DataFrame shape before dropping NaNs: (4583, 3)
DataFrame shape after dropping NaNs: (4570, 3)


Pandas also includes the convenient built-in method `.dropna()` to check for and remove `NaNs` in-place:

In [9]:
df3 = df.copy()
df3 = df3.dropna(axis=0, how='any')

print(f'DataFrame shape before dropping NaNs: {df.shape}')
print(f'DataFrame shape after dropping NaNs: {df3.shape}')

df = df3.copy()

DataFrame shape before dropping NaNs: (4583, 3)
DataFrame shape after dropping NaNs: (4570, 3)


## Check for and remove unrealistic values

In some cases, you might also get data values that simply don't make sense.
For our dase, this could be negative values in the temperature or heat capacity values.

In [10]:
bool_invalid_T = df['T'] < 0
bool_invalid_Cp = df['Cp'] < 0

df = df.drop(df.loc[bool_invalid_T].index, axis=0)
df = df.drop(df.loc[bool_invalid_Cp].index, axis=0)
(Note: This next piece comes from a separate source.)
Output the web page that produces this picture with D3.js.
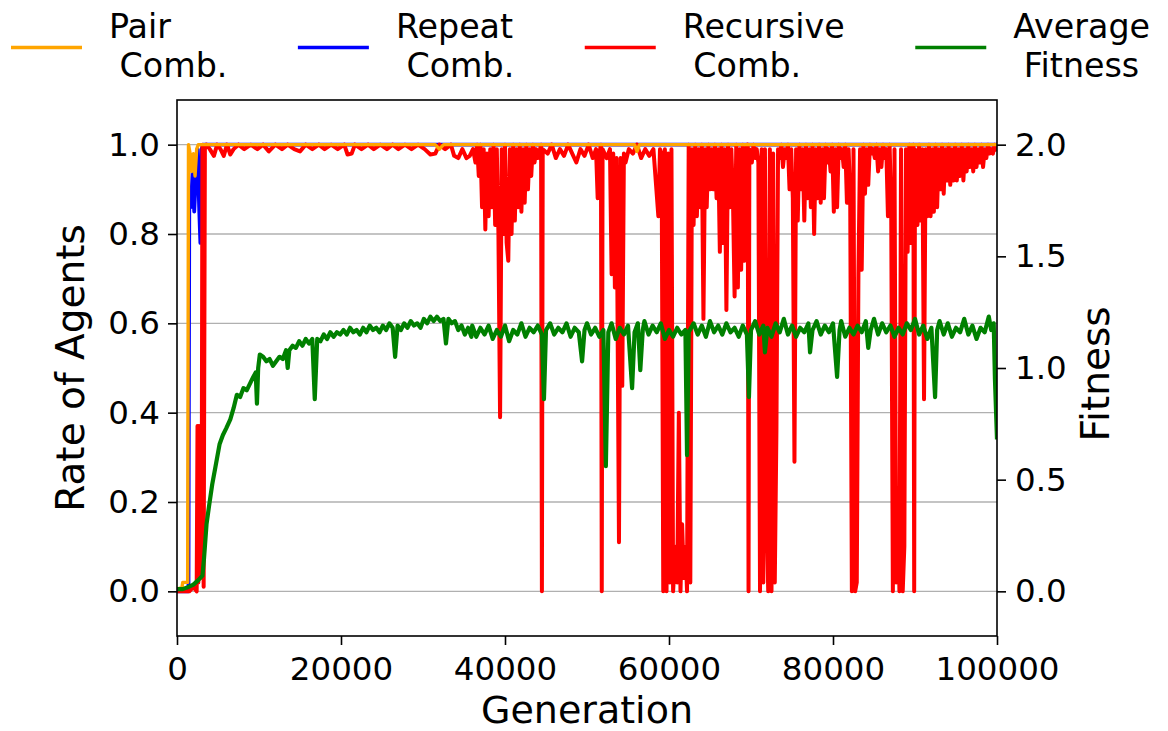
<!DOCTYPE html>
<html><head><meta charset="utf-8">
<script src="https://cdn.jsdelivr.net/npm/d3@7"></script>
<style>
body{margin:0;background:#fff}
svg{display:block}
text{font-family:"DejaVu Sans",sans-serif;fill:#000}
</style>
</head><body>
<svg id="c" width="1168" height="731"></svg>
<script>
// ---------------- data ----------------
const leftTicks=[0,0.2,0.4,0.6,0.8,1.0];
const rightTicks=[0,0.5,1.0,1.5,2.0];
const xTicks=[0,20000,40000,60000,80000,100000];
const legendLabels=[["Pair"," Comb."],["Repeat"," Comb."],["Recursive"," Comb."],["Average"," Fitness"]];
const legendColors=["#ffa500","#0000ff","#ff0000","#008000"];

const pairComb=[[0,0.005],[600,0.008],[700,0.02],[1300,0.02],[1400,1],[1600,0.98],[1800,0.94],[2000,0.98],[2200,0.93],[2400,0.99],[2600,1],[31500,1],[32000,0.99],[32500,1],[55800,1],[56100,0.985],[56400,1],[100000,1]];

const repeatComb=[[0,0],[1400,0],[1500,0.9],[1700,0.86],[1900,0.94],[2100,0.85],[2300,0.93],[2500,0.99],[2700,0.86],[2850,0.78],[3000,0.99],[3200,1],[100000,1]];

const recursiveComb=[
[0,0],[1500,0],[2000,0.01],[2400,0],[2500,0.37],[2600,0.02],[2700,0.37],[2800,0.03],[2900,0.36],[3000,0.05],[3100,1],[3250,0.01],[3400,0.99],[3600,1],
[4000,0.99],[4500,0.975],[4900,1],[5300,0.99],[5700,0.975],[6100,1],[6500,0.978],[6900,0.99],[7500,1],[8200,0.99],[9000,1],[9800,0.99],[10500,1],[11200,0.985],[12000,1],[12800,0.99],[13500,1],[14300,0.99],[15000,0.985],[15700,1],[16500,0.99],[17300,1],[18000,0.99],[18800,1],[19600,0.99],[20400,1],[20800,0.978],[21300,0.98],[21700,1],[22500,0.99],[23300,1],[24000,0.99],[24800,1],[25600,0.99],[26300,1],[27000,0.99],[27800,1],[28600,0.99],[29400,1],[30200,0.99],[30900,0.978],[31500,0.98],[32000,1],[32700,0.99],[33400,1],[33800,0.975],[34300,0.97],[34800,0.99],[35300,0.97],[35700,0.975],[36100,0.99],[36400,0.96],
[36600,1],[36800,0.93],[37000,1],[37200,0.86],[37400,0.99],[37600,0.81],[37800,0.98],[38000,0.84],[38200,0.99],[38400,0.86],[38600,1],[38800,0.82],[39000,0.99],[39200,0.8],[39400,0.39],[39600,0.99],[39800,0.8],[40000,1],[40200,0.78],[40400,0.74],[40600,0.99],[40800,0.8],[41000,1],[41200,0.83],[41400,0.99],[41600,0.86],[41800,1],[42000,0.85],[42200,0.99],[42400,0.87],[42600,1],[42800,0.9],[43000,0.99],[43200,0.93],[43400,1],[43600,0.96],[43800,0.99],[44000,0.97],[44400,1],[44500,0],[44600,0.99],
[45200,0.98],[45700,1],[46200,0.97],[46700,0.99],[47200,0.975],[47700,1],[48200,0.98],[48700,0.96],[49200,0.99],[49700,0.975],[50200,1],[50700,0.97],[51100,0.99],[51300,0.88],[51500,0.98],[51700,1],[51800,0],[51900,0.99],[52400,0.97],[52800,0.99],[53000,0.71],[53200,0.98],[53400,0.68],[53600,0.97],[53900,0.11],[54100,0.97],[54300,0.46],[54500,0.98],[54700,0.96],[55100,0.99],[55600,0.98],[56100,1],[56600,0.97],[57100,0.99],[57600,0.975],[58100,0.99],[58700,0.84],[58900,0.99],[59100,0.98],
[59300,0],[59500,0.99],[59700,0],[59900,0.98],[60100,0.02],[60300,0.99],[60500,0],[60800,0.1],[61000,0.02],[61200,0.4],[61400,0],[61600,0.15],[61800,0.03],[62000,0.1],[62200,0],[62400,1],[62600,0.02],[62800,0.99],
[63000,0.82],[63200,1],[63400,0.84],[63600,0.99],[63800,0.86],[64000,1],[64200,0.61],[64400,0.99],[64600,0.86],[64800,1],[65000,0.9],[65200,0.99],[65400,0.9],[65600,1],[65800,0.88],[66000,0.99],[66200,0.76],[66400,1],[66600,0.78],[66800,0.99],[67000,0.63],[67200,1],[67400,0.86],[67600,0.99],[67800,0.88],[68000,0.66],[68200,1],[68400,0.68],[68600,0.99],[68800,0.72],[69000,1],[69200,0.74],[69400,0.99],[69600,1],[69700,0],[69800,0.99],[70100,0.96],[70300,1],[70500,0.97],[70700,0.99],[70900,0.96],
[71100,0],[71300,0.99],[71500,0.02],[71700,0.99],[71900,0.18],[72100,0],[72300,0.99],[72500,0],[72700,0.98],[72900,0.02],[73100,0.36],[73300,0.99],
[73500,0.97],[73700,1],[73900,0.95],[74100,0.99],[74300,0.97],[74500,1],[74700,0.9],[74900,0.99],[75100,0.88],[75300,0.29],[75500,0.99],[75700,0.83],[75900,1],
[76100,0.9],[76300,0.99],[76500,0.83],[76700,1],[76900,0.88],[77100,0.99],[77300,0.86],[77500,1],[77700,0.8],[77900,0.99],[78100,0.88],[78300,1],[78500,0.87],[78700,0.99],[78900,0.88],[79100,1],[79300,0.96],[79500,0.99],[79700,0.94],[79900,1],[80100,0.85],[80300,0.99],[80500,0.86],[80700,1],[80900,0.97],[81100,0.99],[81300,0.95],[81500,1],[81700,0.87],[81900,0.99],[82100,0.88],[82300,0],[82500,0.99],[82700,0],[82900,0.02],[83100,0.71],[83300,0.99],[83500,0.72],[83700,1],[83900,0.89],[84100,0.99],[84300,0.91],[84500,1],[84700,0.98],[84900,0.99],[85100,0.97],[85300,1],[85500,0.94],[85700,0.99],[85900,0.95],[86100,1],[86300,0.97],[86500,0.99],[86700,0.84],[86900,1],[87100,0.85],[87300,0],[87500,0.99],[87700,0.02],[87900,0.23],[88100,0],[88300,0.99],[88500,0],[88700,0.1],[88900,0.99],[89100,0.76],[89300,1],[89500,0.78],[89700,0.99],[89800,1],[89900,0],[90000,0.99],[90300,0.82],[90500,1],[90700,0.83],[90900,0.99],[91100,0.43],[91300,0.99],[91500,0.84],[91700,1],[91900,0.84],[92100,0.99],[92300,0.85],[92500,1],[92700,0.86],[92900,0.99],[93100,0.9],[93300,1],[93500,0.89],[93700,0.99],[93900,0.92],[94100,1],[94300,0.91],[94500,0.99],[94700,0.92],[94900,1],[95100,0.92],[95300,0.99],[95500,0.93],[95700,1],[95900,0.92],[96100,0.99],[96300,0.94],[96500,1],[96700,0.95],[96900,0.99],[97100,0.94],[97300,1],[97500,0.95],[97700,0.99],[97900,0.96],[98100,1],[98300,0.95],[98500,0.99],[98700,0.97],[98900,1],[99100,0.98],[99300,0.99],[99500,0.98],[99700,1],[100000,0.985]
];

const avgFitness=[
[0,0.01],[700,0.01],[1400,0.02],[2000,0.03],[2600,0.05],[3100,0.07],[3300,0.15],[3600,0.3],[3900,0.38],[4300,0.48],[4700,0.56],[5200,0.66],[5600,0.7],[6000,0.73],[6500,0.77],[6900,0.82],[7300,0.88],[7700,0.87],[8100,0.91],[8500,0.9],[8900,0.93],[9300,0.96],[9600,0.98],[9750,0.84],[9900,1.0],[10100,1.06],[10500,1.05],[10900,1.03],[11300,1.04],[11700,1.01],[12100,1.03],[12500,1.05],[12900,1.04],[13300,1.08],[13500,1.0],[13700,1.08],[14100,1.1],[14500,1.09],[14900,1.12],[15300,1.1],[15700,1.13],[16100,1.11],[16500,1.13],[16800,0.86],[17100,1.13],[17500,1.12],[17900,1.15],[18300,1.13],[18700,1.16],[19100,1.14],[19500,1.16],[19900,1.15],[20300,1.17],[20700,1.15],[21100,1.18],[21500,1.16],[21900,1.17],[22300,1.15],[22700,1.18],[23100,1.16],[23500,1.19],[23900,1.17],[24300,1.18],[24700,1.16],[25100,1.19],[25500,1.17],[25900,1.2],[26300,1.18],[26600,1.05],[26900,1.19],[27300,1.17],[27700,1.2],[28100,1.18],[28500,1.21],[28900,1.19],[29300,1.2],[29700,1.18],[30100,1.22],[30500,1.2],[30900,1.23],[31300,1.21],[31700,1.23],[32100,1.21],[32500,1.22],[32800,1.11],[33100,1.22],[33500,1.2],[33900,1.21],[34300,1.17],[34700,1.19],[35100,1.15],[35500,1.18],[35900,1.14],
[36000,1.19],[36500,1.14],[37000,1.18],[37500,1.15],[38000,1.19],[38500,1.13],[39000,1.17],[39500,1.14],[40000,1.19],[40500,1.12],[41000,1.17],[41500,1.15],[42000,1.2],[42500,1.14],[43000,1.18],[43500,1.16],[44000,1.19],[44500,1.15],[44750,0.86],[45000,1.17],[45500,1.2],[46000,1.15],[46500,1.18],[47000,1.16],[47500,1.2],[48000,1.14],[48500,1.18],[49000,1.16],[49400,1.03],[49700,1.17],[50000,1.2],[50500,1.15],[51000,1.18],[51500,1.14],[52000,1.17],[52300,0.56],[52600,1.16],[53000,1.2],[53500,1.13],[54000,1.18],[54500,1.15],[55000,1.19],[55500,0.91],[55800,1.16],[56200,1.2],[56500,0.99],[56800,1.17],[57000,1.21],[57500,1.15],[58000,1.19],[58500,1.16],[59000,1.2],[59500,1.13],[60000,1.17],[60500,1.14],[61000,1.18],[61500,1.15],[62000,1.17],[62200,0.61],[62400,1.16],[63000,1.2],[63500,1.15],[64000,1.19],[64500,1.14],[65000,1.21],[65500,1.16],[66000,1.19],[66500,1.15],[67000,1.2],[67500,1.16],[68000,1.18],[68500,1.14],[69000,1.19],[69500,1.15],[69750,0.87],[70000,1.17],[70500,1.21],[71000,1.15],[71500,1.19],[71700,1.07],[72000,1.18],[72500,1.14],[73000,1.2],[73500,1.16],[74000,1.22],[74500,1.15],[75000,1.19],[75500,1.14],[76000,1.18],[76500,1.16],[77000,1.2],[77200,1.07],[77500,1.17],[78000,1.21],[78500,1.15],[79000,1.19],[79500,1.16],[80000,1.2],[80500,0.96],[80800,1.17],[81000,1.21],[81500,1.14],[82000,1.18],[82500,1.15],[83000,1.19],[83500,1.16],[84000,1.21],[84300,1.09],[84600,1.17],[85000,1.22],[85500,1.15],[86000,1.2],[86500,1.16],[87000,1.19],[87500,1.14],[88000,1.18],[88500,1.15],[89000,1.2],[89500,1.17],[90000,1.22],[90500,1.15],[91000,1.19],[91500,1.13],[92000,1.18],[92450,0.87],[92700,1.17],[93000,1.21],[93500,1.15],[94000,1.2],[94500,1.14],[95000,1.18],[95500,1.16],[96000,1.22],[96500,1.15],[97000,1.19],[97500,1.13],[98000,1.18],[98500,1.16],[99000,1.23],[99300,1.17],[99600,1.2],[99750,0.95],[100000,0.68]
];

// ---------------- drawing ----------------
const svg=d3.select("#c");
const L=177,R=997,T=100,B=636;
const x=d3.scaleLinear().domain([0,100000]).range([L,R]);
const yL=d3.scaleLinear().domain([-0.1,1.1]).range([B,T]);
const yR=d3.scaleLinear().domain([-0.2,2.2]).range([B,T]);

svg.append("defs").append("clipPath").attr("id","clip")
  .append("rect").attr("x",L).attr("y",T).attr("width",R-L).attr("height",B-T);

// grid
svg.append("g").selectAll("line").data(leftTicks).join("line")
  .attr("x1",L).attr("x2",R).attr("y1",d=>yL(d)).attr("y2",d=>yL(d))
  .attr("stroke","#b0b0b0").attr("stroke-width",1.4);

const plotG=svg.append("g").attr("clip-path","url(#clip)");
const lineL=d3.line().x(d=>x(d[0])).y(d=>yL(d[1]));
const lineR=d3.line().x(d=>x(d[0])).y(d=>yR(d[1]));

[[repeatComb,legendColors[1],3.8],[recursiveComb,legendColors[2],4.0],[pairComb,legendColors[0],3.4]].forEach(([data,c,w])=>{
  plotG.append("path").attr("d",lineL(data)).attr("fill","none").attr("stroke",c)
    .attr("stroke-width",w).attr("stroke-linejoin","round").attr("stroke-linecap","butt");
});
plotG.append("path").attr("d",lineR(avgFitness)).attr("fill","none").attr("stroke",legendColors[3])
  .attr("stroke-width",4.2).attr("stroke-linejoin","round");

// axes
function styleAxis(g){
  g.attr("font-family","DejaVu Sans").attr("font-size",32.5);
  g.select(".domain").remove();
  g.selectAll(".tick line").attr("stroke","#000").attr("stroke-width",1.6);
  g.selectAll(".tick text").attr("fill","#000");
}
const fmt=d3.format(".1f");
svg.append("g").attr("transform",`translate(${L},0)`)
  .call(d3.axisLeft(yL).tickValues(leftTicks).tickFormat(fmt).tickSize(9).tickPadding(8)).call(styleAxis);
svg.append("g").attr("transform",`translate(${R},0)`)
  .call(d3.axisRight(yR).tickValues(rightTicks).tickFormat(fmt).tickSize(9).tickPadding(9)).call(styleAxis);
svg.append("g").attr("transform",`translate(0,${B})`)
  .call(d3.axisBottom(x).tickValues(xTicks).tickFormat(d3.format("d")).tickSize(9).tickPadding(12)).call(styleAxis);

// frame
svg.append("rect").attr("x",L).attr("y",T).attr("width",R-L).attr("height",B-T)
  .attr("fill","none").attr("stroke","#000").attr("stroke-width",1.6);

// axis labels
svg.append("text").attr("x",(L+R)/2).attr("y",723).attr("text-anchor","middle")
  .attr("font-size",38).text("Generation");
svg.append("text").attr("transform",`translate(84,${(T+B)/2}) rotate(-90)`).attr("text-anchor","middle")
  .attr("font-size",39).text("Rate of Agents");
svg.append("text").attr("transform",`translate(1109,374) rotate(-90)`).attr("text-anchor","middle")
  .attr("font-size",39).text("Fitness");

// legend
let lx=11;
legendLabels.forEach((lab,i)=>{
  const g=svg.append("g");
  g.append("line").attr("x1",lx).attr("x2",lx+71).attr("y1",47.5).attr("y2",47.5)
    .attr("stroke",legendColors[i]).attr("stroke-width",3.6);
  const tx=lx+98;
  const t=g.append("text").attr("font-size",33.3).attr("xml:space","preserve").style("white-space","pre");
  let wmax=0;
  lab.forEach((s,j)=>{
    const ts=t.append("tspan").attr("x",tx).attr("y",38+j*39).text(s);
    wmax=Math.max(wmax,ts.node().getComputedTextLength());
  });
  lx=tx+wmax+70.5;
});
</script>
</body></html>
print(f'DataFrame shape after dropping unrealistic values: {df.shape}')

DataFrame shape after dropping unrealistic values: (4564, 3)


## Check for and remove duplicate entries

Finally, you should also remove duplicate entries to avoid data leakage.

In [11]:
df = df.drop_duplicates()

print(f'DataFrame shape after dropping duplicates: {df.shape}')

DataFrame shape after dropping duplicates: (4547, 3)


## Save cleaned data to csv

Finally, after cleaning and processing the data, you can save it to disk in a cleaned state for you to use later.

Pandas allows us to save our data as a comma separated value `.csv` file. 

In [12]:
out_path = os.path.join(PATH, '../data/cp_data_cleaned.csv')
df.to_csv(out_path, index=False)

Note, your data can be saved in other file formats (such as hdf5) or in databases (such as SQL), but we will not go into the details of these formats.

Typically, the amount of data you can gather for your ML project isn't large enough to warrant these approaches.